Book Girl, by Sarah Clarkson
I heard of this book from Joy Clarkson's Twitter account. Joy Clarkson is one of the queens of Twitter, and her charming, warm thoughts make this social media platform a joy to be on. So Joy's personality, mention, and the relatable subject made this a book I wanted to get. When I looked at it, it looked chock full of lovely book lists and totally worth the read.

Reading Well, by Karen Swallow Prior
I don't remember where I saw this book, and hadn't even heard it was coming until I saw it on Twitter. Seriously, I think I've only seen it once or twice, but I immediately popped off to Goodreads to add it to my list because books about books are my cup of tea. I think it may have been a sale tweet from Karen herself (I either follow her or a friend re-tweeted it.) I trust her because I've read another one of her books and an article online which I liked.

Gay Girl, Good God, by Jackie Hill Perry
I think I first heard of Jackie Hill Perry when I saw Nancy Wolgemuth respond to a tweet of hers. I have a high respect for Nancy and who she interacts with, and grew to like Jackie for herself after that. She's honest with her words, has a boldness that shines, and is faithful to the Word. I love a wide variety of people who are solidly grounded in the Word, and I'm not familiar with a lot of Christian hip-hop artists. I liked that unique juxtaposition, and was excited to learn more about her in her book. So it was a tweet from a ministry leader I respected that sold me on her book.

The Gospel Comes With a House Key, by Rosaria Butterfield
I don't remember when I first heard of Rosaria; it was a while ago, though I've never actually read one of her books. A church we respected brought her to the area, and during that time my mom listened to her book on converting to Christianity. The quotes my mom mentioned piqued my interested--I thought they were hard-hitting truths that needed to be shared to help conservative Christians fruitfully share the Gospel with the LGBT sector.

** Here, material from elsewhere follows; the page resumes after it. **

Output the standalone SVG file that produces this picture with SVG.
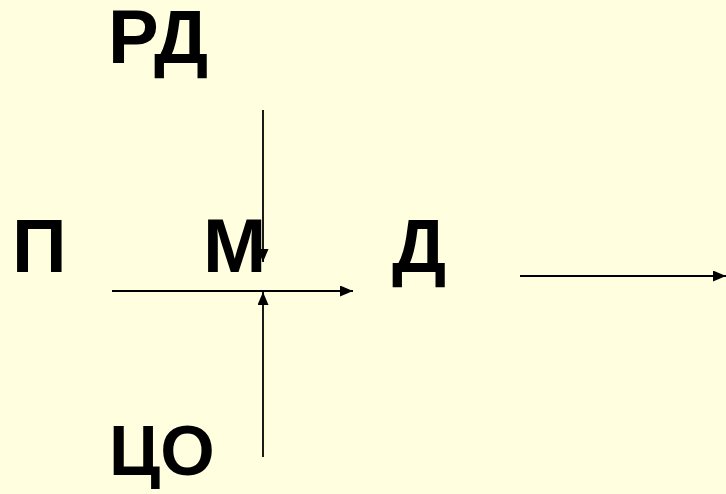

Earlier this summer our church newsletter mentioned her latest book The Gospel Comes with a House Key. I found the audiobook for free on Hoopla, loved the beginning, and definitely wanted it in book form. I went to the conference hoping maybe to get it. The price was right at the Crossway booth, and it landed in my shopping bag.

True Woman Notes:
I ended up getting all of the books on my list except two. One wasn't at the conference, and I could get a cheaper, used option since it was an old book. The other I decided that since I had waited this long, I could wait a little longer to keep within budget.

On another note,  I had another book on my list that I planned to get, only to realize it wasn't released yet! Moody Publishers has another book coming out called Lies Girls Believe in February 2019. Originally I planned to buy it because it completed the books in the Lies family; but at the conference they handed out sample chapters, and when I read it, I was even more excited about it because it explained a concept that I hadn't thought about before.

In Conclusion
If you ever wonder if your social media efforts are worth it, they are! I bought most of these books because I saw them recommended by friends or noticed interactions on Twitter. And a couple of buy links helped alert me to books I wouldn't have been aware of, so that works too. The authors' reputations for knowledge or being an engaging personality in their online conversations made me like them for themselves, so when they mentioned a new book for sale, I was automatically interested in reading it. In the end, I wanted to purchase books at the conferences, and the fact that I either knew the authors, loved them, or respected them from afar helped clinch these specific deals. Recommendations are powerful! If you get your tribe to love you, they'll praise your books to their friends and get more readers who are just fringe observers. But just being yourself sells books too. We receive your labors of love with eager hands.